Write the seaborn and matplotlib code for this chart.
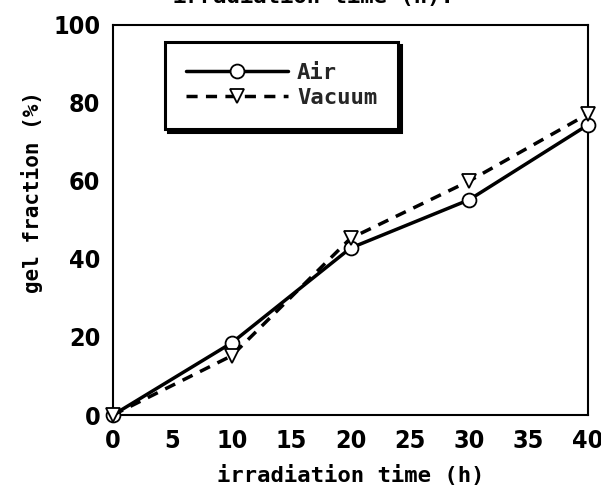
import matplotlib
matplotlib.use("Agg")
import matplotlib.pyplot as plt
import seaborn as sns
import pandas as pd
from matplotlib.lines import Line2D

# data
time_h = [0, 10, 20, 30, 40]
air = [0, 18.5, 42.8, 55.2, 74.4]
vacuum = [0, 15.2, 45.3, 60.0, 77.2]
series_names = ["Air", "Vacuum"]
x_ticks = [0, 5, 10, 15, 20, 25, 30, 35, 40]
y_ticks = [0, 20, 40, 60, 80, 100]

df = pd.DataFrame({
    "time": time_h * 2,
    "gel": air + vacuum,
    "series": [series_names[0]] * len(time_h) + [series_names[1]] * len(time_h),
})

sns.set_theme(style="white")
plt.rcParams["font.family"] = ["DejaVu Sans"]
mono = ["DejaVu Sans Mono", "DejaVu Sans"]

fig = plt.figure(figsize=(6.01, 4.86), dpi=100)
ax = fig.add_axes([113 / 601, 71 / 486, 475 / 601, 390 / 486])

sns.lineplot(data=df, x="time", y="gel", hue="series", style="series",
             palette={"Air": "black", "Vacuum": "black"},
             dashes={"Air": "", "Vacuum": (3.2, 2.4)},
             markers={"Air": "o", "Vacuum": "v"},
             markersize=10, markerfacecolor="white", markeredgecolor="black",
             markeredgewidth=1.3, linewidth=2.5, ax=ax, legend=False,
             clip_on=False, zorder=3)

ax.set_xlim(0, 40)
ax.set_ylim(0, 100)
ax.set_xticks(x_ticks)
ax.set_yticks(y_ticks)
tick_font = dict(fontsize=18, fontweight="bold", fontstretch="condensed")
ax.set_xticklabels([str(t) for t in x_ticks], **tick_font)
ax.set_yticklabels([str(t) for t in y_ticks], **tick_font)
ax.tick_params(axis="x", direction="in", length=13, width=1.5, pad=10, colors="black")
ax.tick_params(axis="y", direction="in", length=11, width=1.5, pad=9, colors="black")
for s in ax.spines.values():
    s.set_color("black")
    s.set_linewidth(1.5)

ax.set_xlabel("irradiation time (h)", fontsize=16, fontweight="bold",
              family=mono, labelpad=9, color="black")
ax.set_ylabel("gel fraction (%)", fontsize=15, fontweight="bold",
              family=mono, color="black")
ax.yaxis.set_label_coords(-0.147, 0.572)

# legend
handles = [
    Line2D([], [], color="black", lw=2.5, marker="o", markersize=10,
           markerfacecolor="white", markeredgecolor="black", markeredgewidth=1.3),
    Line2D([], [], color="black", lw=2.5, ls=(0, (3.2, 2.4)), marker="v", markersize=10,
           markerfacecolor="white", markeredgecolor="black", markeredgewidth=1.3),
]
leg = ax.legend(handles, series_names, loc="upper left",
                bbox_to_anchor=(0.109, 0.956), borderaxespad=0,
                handlelength=4.6, handletextpad=0.4,
                borderpad=0.95, labelspacing=0.2, fancybox=False, framealpha=1,
                prop={"family": mono, "weight": "bold", "size": 16},
                shadow={"color": "black", "alpha": 1})
leg.get_frame().set_edgecolor("black")
leg.get_frame().set_linewidth(2.2)

# cut-off text of the figure above
fig.text(313 / 601, 1 - 3 / 486, "irradiation time (h).", ha="center", va="baseline",
         fontsize=16, fontweight="bold", family=mono, color="black")

fig.savefig("out.png", dpi=100)
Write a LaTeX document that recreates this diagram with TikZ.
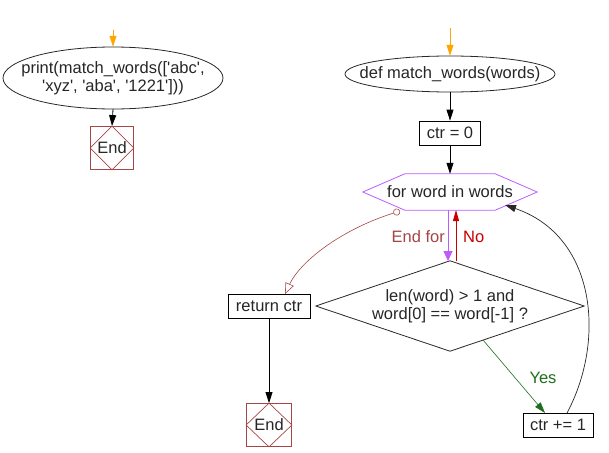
\documentclass[tikz,border=0pt]{standalone}
\usepackage{fontspec}
\setmainfont{Liberation Sans}[Ligatures=TeXOff]
\usetikzlibrary{arrows.meta,shapes.geometric}
\definecolor{startorange}{RGB}{255,165,0}
\definecolor{endred}{RGB}{165,70,70}
\definecolor{forpurple}{RGB}{190,90,255}
\definecolor{nored}{RGB}{200,0,0}
\definecolor{yesgreen}{RGB}{30,110,30}
\definecolor{linegray}{RGB}{40,40,40}
\tikzset{
  every node/.style={font=\fontsize{16.5}{18.5}\selectfont, text=black!85},
  ovaltext/.style={inner sep=0pt, align=center},
  ovalline/.style={draw=linegray, line width=0.8pt},
  procbox/.style={rectangle, draw=black, line width=0.8pt, inner sep=0pt, minimum height=24pt},
  endbox/.style={rectangle, draw=endred, line width=0.8pt, inner sep=0pt, minimum width=43pt, minimum height=43pt},
  flowarrow/.style={line width=0.8pt, -{Triangle[length=11pt,width=7pt]}},
  lbl/.style={inner sep=1pt},
}
\newcommand{\stopmark}[1]{\draw[endred, line width=0.7pt] (#1.north) -- (#1.west) -- (#1.south) -- (#1.east) -- cycle;}
\begin{document}
\begin{tikzpicture}[x=1pt,y=-1pt]
\useasboundingbox (0,0) rectangle (609,452);

% ---- left flow ----
\coordinate (s1) at (113,30);
\node[ovaltext, minimum width=220pt, minimum height=62pt] (print) at (113,78) {print(match\_words(['abc',\\'xyz', 'aba', '1221']))};
\draw[ovalline] (print) ellipse [x radius=110pt, y radius=31pt];
\node[endbox] (end1) at (112,148) {};
\stopmark{end1}
\node at (end1) {End};
\draw[startorange, flowarrow] (s1) -- (print.north);
\draw[flowarrow] (print.south) -- (end1.north);

% ---- right flow ----
\coordinate (s2) at (450,28);
\node[ovaltext, minimum width=210pt, minimum height=36pt] (def) at (450,74) {def match\_words(words)};
\draw[ovalline] (def) ellipse [x radius=105pt, y radius=18pt];
\node[procbox, minimum width=61pt] (ctr0) at (450,133) {ctr = 0};
\node[minimum width=174pt, minimum height=36pt, inner sep=0pt] (for) at (450,192) {for word in words};
\draw[forpurple, line width=0.8pt] (for.west) -- ([xshift=42pt]for.north west) -- ([xshift=-42pt]for.north east) -- (for.east) -- ([xshift=-42pt]for.south east) -- ([xshift=42pt]for.south west) -- cycle;
\node[minimum width=268pt, minimum height=90pt, inner sep=0pt, align=center] (cond) at (450,306) {len(word) > 1 and\\word[0] == word[-1] ?};
\draw[linegray, line width=0.8pt] (cond.north) -- (cond.east) -- (cond.south) -- (cond.west) -- cycle;
\node[procbox, minimum width=82pt] (ret) at (269,306) {return ctr};
\node[endbox, minimum width=45pt] (end2) at (269,425) {};
\stopmark{end2}
\node at (end2) {End};
\node[procbox, minimum width=70pt] (inc) at (558,425) {ctr += 1};

\coordinate (fordown) at (448,210);
\coordinate (condin) at (448,261);
\coordinate (condout) at (456,261);
\coordinate (forup) at (456,210);
\coordinate (forexit) at (400,211);
\coordinate (retin) at (285,294);
\coordinate (condyes) at (483,340);
\coordinate (incin) at (545,413);
\coordinate (incout) at (567,413);
\coordinate (forback) at (505,205);

\draw[startorange, flowarrow] (s2) -- (def.north);
\draw[flowarrow] (def.south) -- (ctr0.north);
\draw[flowarrow] (ctr0.south) -- (for.north);
\draw[forpurple, line width=0.8pt, -{Triangle[length=10pt,width=9pt]}] (fordown) -- (condin);
\draw[nored, line width=0.8pt, -{Triangle[length=11pt,width=6pt]}] (condout) -- (forup);
\draw[endred, line width=0.6pt, {Circle[open,length=7pt,width=7pt]}-{Triangle[open,length=11pt,width=9pt]}] (forexit) .. controls (340,230) and (300,262) .. (retin);
\draw[yesgreen, line width=0.6pt, -{Triangle[length=11pt,width=7pt]}] (condyes) -- (incin);
\draw[linegray, line width=0.7pt, -{Triangle[length=11pt,width=7pt]}] (incout) .. controls (606,340) and (596,236) .. (forback);
\draw[flowarrow] (ret.south) -- (end2.north);

\node[lbl, text=endred, anchor=east] (lend) at (446,237) {End for};
\node[lbl, text=nored, anchor=west] (lno) at (462,237) {No};
\node[lbl, text=yesgreen] (lyes) at (543,378) {Yes};
\end{tikzpicture}
\end{document}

++++++++++

Restate, line by line and word for word, everything from the top of the material through the line that contains "y_ticks = [0, 20, 40, 60, 80, 100]". Leave pictures out.

Exercise result:
Write the seaborn and matplotlib code for this chart.
import matplotlib
matplotlib.use("Agg")
import matplotlib.pyplot as plt
import seaborn as sns
import pandas as pd
from matplotlib.lines import Line2D

# data
time_h = [0, 10, 20, 30, 40]
air = [0, 18.5, 42.8, 55.2, 74.4]
vacuum = [0, 15.2, 45.3, 60.0, 77.2]
series_names = ["Air", "Vacuum"]
x_ticks = [0, 5, 10, 15, 20, 25, 30, 35, 40]
y_ticks = [0, 20, 40, 60, 80, 100]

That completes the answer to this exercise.